The Supreme Court on Thursday upheld a tax on foreign income over a challenge backed by business and anti-regulatory interests, declining their invitation to weigh in on a broader, never-enacted tax on wealth.
The justices, by a 7-2 vote, left in place a provision of a 2017 tax law that is expected to generate $340 billion, mainly from the foreign subsidiaries of domestic corporations that parked money abroad to shield it from U.S. taxes.
The law, passed by a Republican Congress and signed by then-President Donald Trump, includes a provision that applies to companies that are owned by Americans but do their business in foreign countries. It imposes a one-time tax on investors’ shares of profits that have not been passed along to them, to offset other tax benefits.

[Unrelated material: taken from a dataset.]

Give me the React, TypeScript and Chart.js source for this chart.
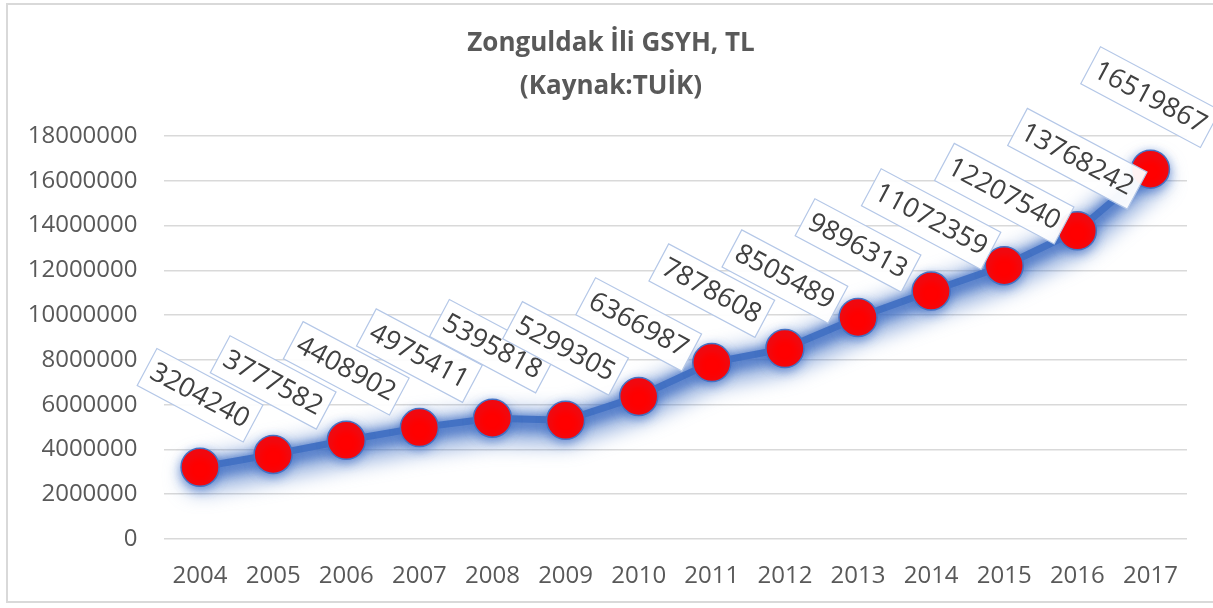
import React, { useEffect, useRef } from "react";
import { Chart, registerables } from "chart.js";

Chart.register(...registerables);

const titleLines = ["Zonguldak İli GSYH, TL", "(Kaynak:TUİK)"];
const years = ["2004", "2005", "2006", "2007", "2008", "2009", "2010", "2011", "2012", "2013", "2014", "2015", "2016", "2017"];
const gsyh = [3204240, 3777582, 4408902, 4975411, 5395818, 5299305, 6366987, 7878608, 8505489, 9896313, 11072359, 12207540, 13768242, 16519867];
const yMin = 0;
const yMax = 18000000;
const yStep = 2000000;

const W = 1213;
const H = 608;

const glowPlugin = {
  id: "glow",
  beforeDatasetsDraw(chart: any) {
    const ctx = chart.ctx;
    const meta = chart.getDatasetMeta(0);
    const pts = meta.data;
    if (!pts.length) return;
    const pass = (width: number, blur: number, alpha: number, dy: number) => {
      ctx.save();
      ctx.filter = `blur(${blur}px)`;
      ctx.strokeStyle = `rgba(68,114,196,${alpha})`;
      ctx.lineWidth = width;
      ctx.lineJoin = "round";
      ctx.lineCap = "round";
      ctx.beginPath();
      pts.forEach((p: any, i: number) => {
        if (i === 0) ctx.moveTo(p.x, p.y + dy);
        else ctx.lineTo(p.x, p.y + dy);
      });
      ctx.stroke();
      ctx.restore();
    };
    pass(34, 10, 0.55, 8);
    pass(18, 5, 0.6, 4);
  },
  beforeDatasetDraw(chart: any) {
    const ctx = chart.ctx;
    ctx.save();
    ctx.shadowColor = "rgba(68,114,196,0.6)";
    ctx.shadowBlur = 10;
    ctx.shadowOffsetX = 0;
    ctx.shadowOffsetY = 3;
  },
  afterDatasetDraw(chart: any) {
    chart.ctx.restore();
  },
};

const labelPlugin = {
  id: "rotLabels",
  afterDatasetsDraw(chart: any) {
    const ctx = chart.ctx;
    const meta = chart.getDatasetMeta(0);
    const data = chart.data.datasets[0].data;
    ctx.save();
    ctx.font = "27px 'Open Sans'";
    meta.data.forEach((pt: any, i: number) => {
      const txt = String(data[i]);
      const cx = pt.x;
      const cy = pt.y - 72;
      ctx.save();
      ctx.translate(cx, cy);
      ctx.rotate((28 * Math.PI) / 180);
      const w = ctx.measureText(txt).width + 12;
      const h = 42;
      ctx.fillStyle = "rgba(255,255,255,0.95)";
      ctx.fillRect(-w / 2, -h / 2, w, h);
      ctx.strokeStyle = "#b4c7e7";
      ctx.lineWidth = 1.2;
      ctx.strokeRect(-w / 2, -h / 2, w, h);
      ctx.fillStyle = "#404040";
      ctx.textAlign = "center";
      ctx.textBaseline = "middle";
      ctx.fillText(txt, 0, 1);
      ctx.restore();
    });
    ctx.restore();
  },
};

const titlePlugin = {
  id: "customTitle",
  afterDraw(chart: any) {
    const ctx = chart.ctx;
    ctx.save();
    ctx.font = "bold 26px 'Open Sans'";
    ctx.fillStyle = "#595959";
    ctx.textAlign = "center";
    ctx.textBaseline = "middle";
    ctx.fillText(titleLines[0], 611, 44);
    ctx.fillText(titleLines[1], 611, 87);
    ctx.restore();
  },
};

export default function App() {
  const ref = useRef<HTMLCanvasElement | null>(null);

  useEffect(() => {
    document.body.style.margin = "0";
    document.body.style.overflow = "hidden";
    if (!ref.current) return;
    const chart = new Chart(ref.current, {
      type: "line",
      data: {
        labels: years,
        datasets: [
          {
            data: gsyh,
            borderColor: "#4472C4",
            borderWidth: 7,
            pointRadius: 19,
            pointHoverRadius: 19,
            pointBackgroundColor: "#FF0000",
            pointBorderColor: "#4472C4",
            pointBorderWidth: 1.5,
            tension: 0,
            fill: false,
          },
        ],
      },
      options: {
        responsive: false,
        animation: false,
        devicePixelRatio: 1,
        layout: { padding: { left: 0, right: 26, top: 136, bottom: 0 } },
        plugins: {
          legend: { display: false },
          title: { display: false },
          tooltip: { enabled: false },
        },
        scales: {
          x: {
            offset: true,
            grid: { display: false, drawTicks: false },
            border: { display: false },
            ticks: {
              padding: 23,
              color: "#595959",
              font: { family: "'Open Sans'", size: 24 },
              maxRotation: 0,
              autoSkip: false,
            },
            afterFit(scale: any) {
              scale.height = H - 539;
            },
          },
          y: {
            min: yMin,
            max: yMax,
            grid: { color: "#d9d9d9", lineWidth: 1.5, drawTicks: false },
            border: { display: false },
            ticks: {
              stepSize: yStep,
              padding: 26,
              color: "#595959",
              font: { family: "'Open Sans'", size: 24 },
              callback: (v: any) => String(v),
            },
            afterFit(scale: any) {
              scale.width = 163.5;
            },
          },
        },
      },
      plugins: [glowPlugin, labelPlugin, titlePlugin],
    });
    return () => chart.destroy();
  }, []);

  return (
    <div style={{ position: "relative", width: W, height: H, background: "#fff" }}>
      <div
        style={{
          position: "absolute",
          left: 6,
          top: 3,
          width: W - 6,
          height: 600,
          borderTop: "2px solid #d9d9d9",
          borderLeft: "2px solid #d9d9d9",
          borderBottom: "2px solid #d9d9d9",
          boxSizing: "border-box",
        }}
      />
      <canvas
        ref={ref}
        width={W}
        height={H}
        style={{ position: "absolute", left: 0, top: 0, width: W, height: H }}
      />
    </div>
  );
}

But the larger significance of the ruling is what it didn’t do. The case attracted outsize attention because some groups allied with the Washington couple who brought the case argued that the challenged provision is similar to a wealth tax, which would apply not to the incomes of the very richest Americans but to their assets, like stock holdings. Such assets now get taxed only when they are sold.
Yes and there’s two problems with this scheme; one is large and the other could be an apocalypse.
The first problem, the large one, is that the wealthy aren’t paying taxes on the money they receive from those loans. This starves the Government of the funding that it needs which causes endlessly escalating deficit spending as the rest of the population cannot provide enough tax revenue to cover everything the Government needs to do.
The apocalyptic problem is that their scheme only works when those assets appreciate in value. If they decline in value, or even just hold steady, it collapses. Right now the wealthy take out another loan, either on a different asset or on the same assets appreciated value, in order to repay the original loan. However if assets decline in value, or even hold steady, they’re unable to keep “flipping” loans like this and they’ll need to come up with the cash to actually repay them. Which means that they’ll have to actually sell some of their assets, as this spreads to more and more of the wealthy the marketplace will enter a value reduction spiral (too many sellers and not enough buyers) and as that happens the Lenders, the banks, will be left holding assets that have increasingly less value. This will quickly lead to an unstoppable chain of Bank failures.
We’re arguably already in the spiral with Commercial Real Estate values continuing to decline and CRE Mortgage default rates are climbing. We’ll likely reach the tipping between late 2024 and mid 2025, then the bank failures will really start to ramp up.
Somewhere in there the stock market will start to deflate as the wealthy seek liquidity to stave off foreclosures. Once it deflates enough it too will collapse.
If you’re not familiar with the pending CRE crisis this Business Insider article explains it pretty well.
It’s quite possible that we’re standing on the edge of another “Great Depression” event.